A turning point in the crowdfunding equity market

In this piece in association with Fundbird, Chris Buckingham, author of Crowdfunding Intelligence, assesses the fortunes of what was once the fastest equity raise in UK history and what it tells us about the crowdfunding industry.

In late 2012 a record was set for the fastest equity raise in UK history. The raise was for an online community platform called microco.sm. Microco.sm was really about empowering communities by allowing them the opportunity to develop and manage their online forums with simplicity and style.

At the time this project was also unique in that it not only hit the target raise (£50,000 for 5 per cent equity share) in record time (about 15 hours) but the team also went on to raise a further £100,000 (with a 10 per cent equity share).

Their platform of choice was Seedrs.

This marked a turning point in the equity market here in the UK. It was now possible for a start-up that had in effect a pre-MVP (Minimal Viable Product) that was in the words of one of the founders in 2014, ‘Terrible’, to still manage to get funded.

The product was heavy to use and clunky in the way that it operated. But the idea was the main selling point.

The vision the team wanted to create was needed and desired by the segment they had identified.

They saw the pain this segment were feeling and decided they had the knowledge to redress this situation and sort out the pain delivering a neat profit in the process.

The headline record time that was well publicised at the time camouflaged much of the hard work that the team had done not only on their ‘terrible’ MVP, but also on the endless knocking on doors they had done in the previous weeks leading up to the campaign’s launch.

A sustainable vision?

In an interview Seedrs CEO, Jeff Lynn spoke of the work the team had done with friends, family and high net worth individuals in their networks, convincing them of the value they were creating and the sustainability of the vision being created.

In other words they made a strong case for the vision offline before they launched to these individuals online.

This was critical as it sent out a strong message to the rest of the crowd.

The crowd in crowdfunding is often neglected and management, in their haste to get their campaign up and in front of the crowd, can neglect the message that is being presented.

There are many realities that exist in our world and this means we all have our own baggage that we carry around with us. This baggage is from our past and also about our perceptions of our futures; where we think we are heading and what we think we will be in the future; mother, father, entrepreneur, investor etc.

This means we all determine information in different ways and so when we see a campaign we make different assumptions about it.

Some base their assumptions on the information about the team, some about the product others about the business model. From this limited information we determine whether or not to take a gamble and invest.

If the crowd are moving en mass to invest in a vision on any of the platforms then there is 1) a natural curiosity that is triggered (we want to understand why) and 2) a feeling that we might be missing out on something good.

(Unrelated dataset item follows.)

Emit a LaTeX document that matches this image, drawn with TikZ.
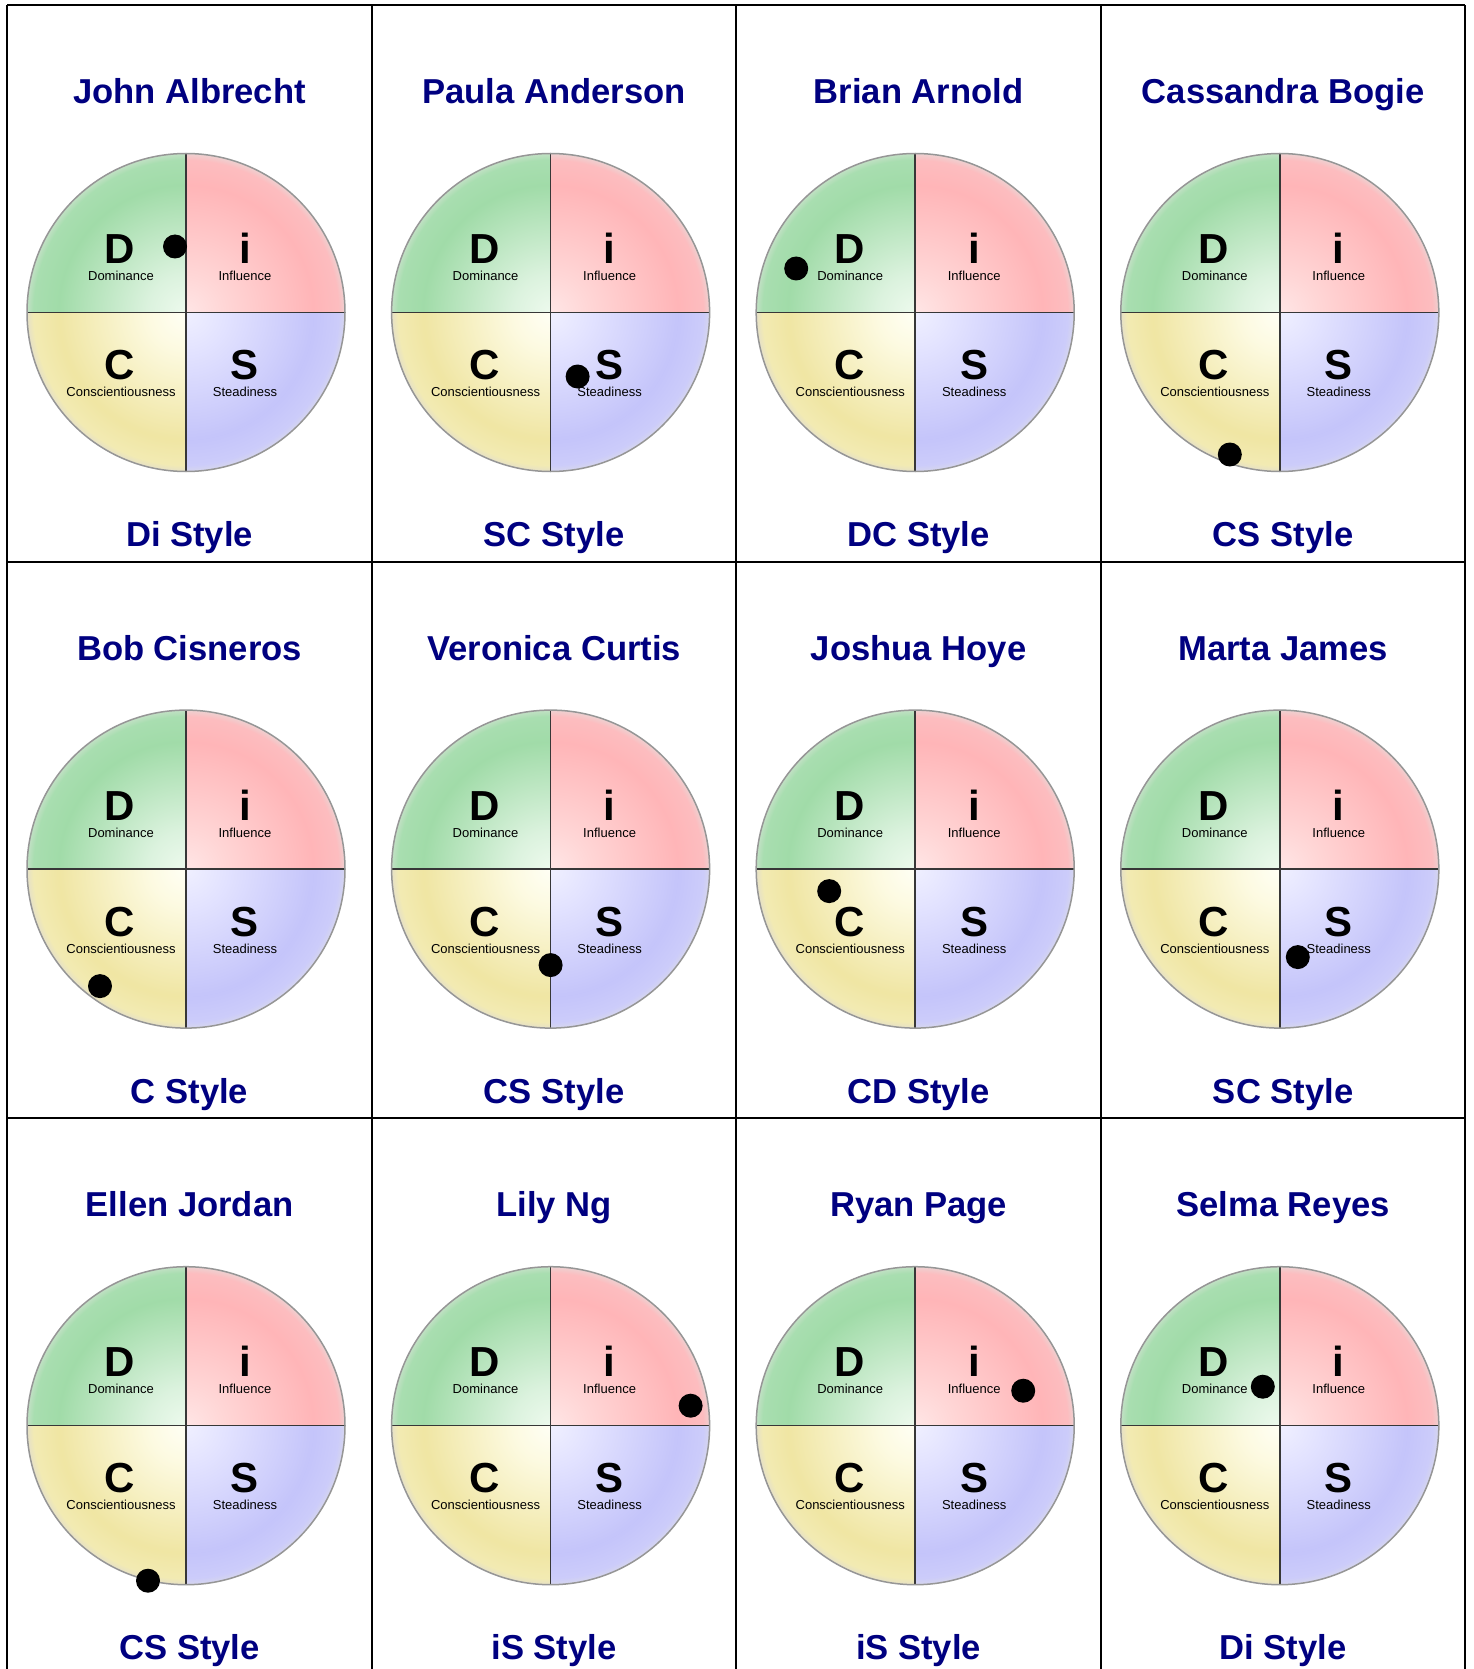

Either of these can trigger an investment decision in the crowd.

This effect is known as herding. There are two different types of herding we see in crowdfunding; rational and irrational. The main difference between these are in the decision process.

Rational herding occurs when individuals in the crowd make decisions based on the evidence they see presented to them while irrational herding occurs when the individuals that make up the crowd make a decision to invest based upon the crowds movement.

In other words the ‘me too’ factor plays a stronger element in the irrational herding model.

Crowdfunding lessons learned

What we can learn from this case is that the alignment of the crowd pre-launch is essential to gain and maintain traction in a campaign.

It should be stated that this particular enterprise folded in 2014. It simply ran out of money.

So was the venture successful? Yes and no. The management team behind the campaigns were certainly successful in that they managed twice to raise their target amounts.

But, and here’s the sting, they folded, leaving those that invested with nothing to show for their willingness to commit.

Seedrs uses a unique model in that they act as nominee for the investor and were also one of the first to seek regulatory compliance with the government’s ruling bodies.

They are a sound platform and microco.sm could have taken their campaign to any platform at the time of campaigning.

The point is that the platform is merely the connecting point for the vision and the crowd. No matter how much due diligence a platform, or the members on that platform conduct, no one can predict accurately what will happen with confidence.

The risks are never eliminated for either entrepreneur or investor. But for the entrepreneur the more they commit to a decision the more the alternatives get pushed aside.

This may surprise some readers coming from me, but crowdfunding is one of a range of financing routes. For microco.sm it is now too late, but perhaps a more traditional route to funding may have been a better strategy. But then, what do I know, apart from the baggage I carry around with me!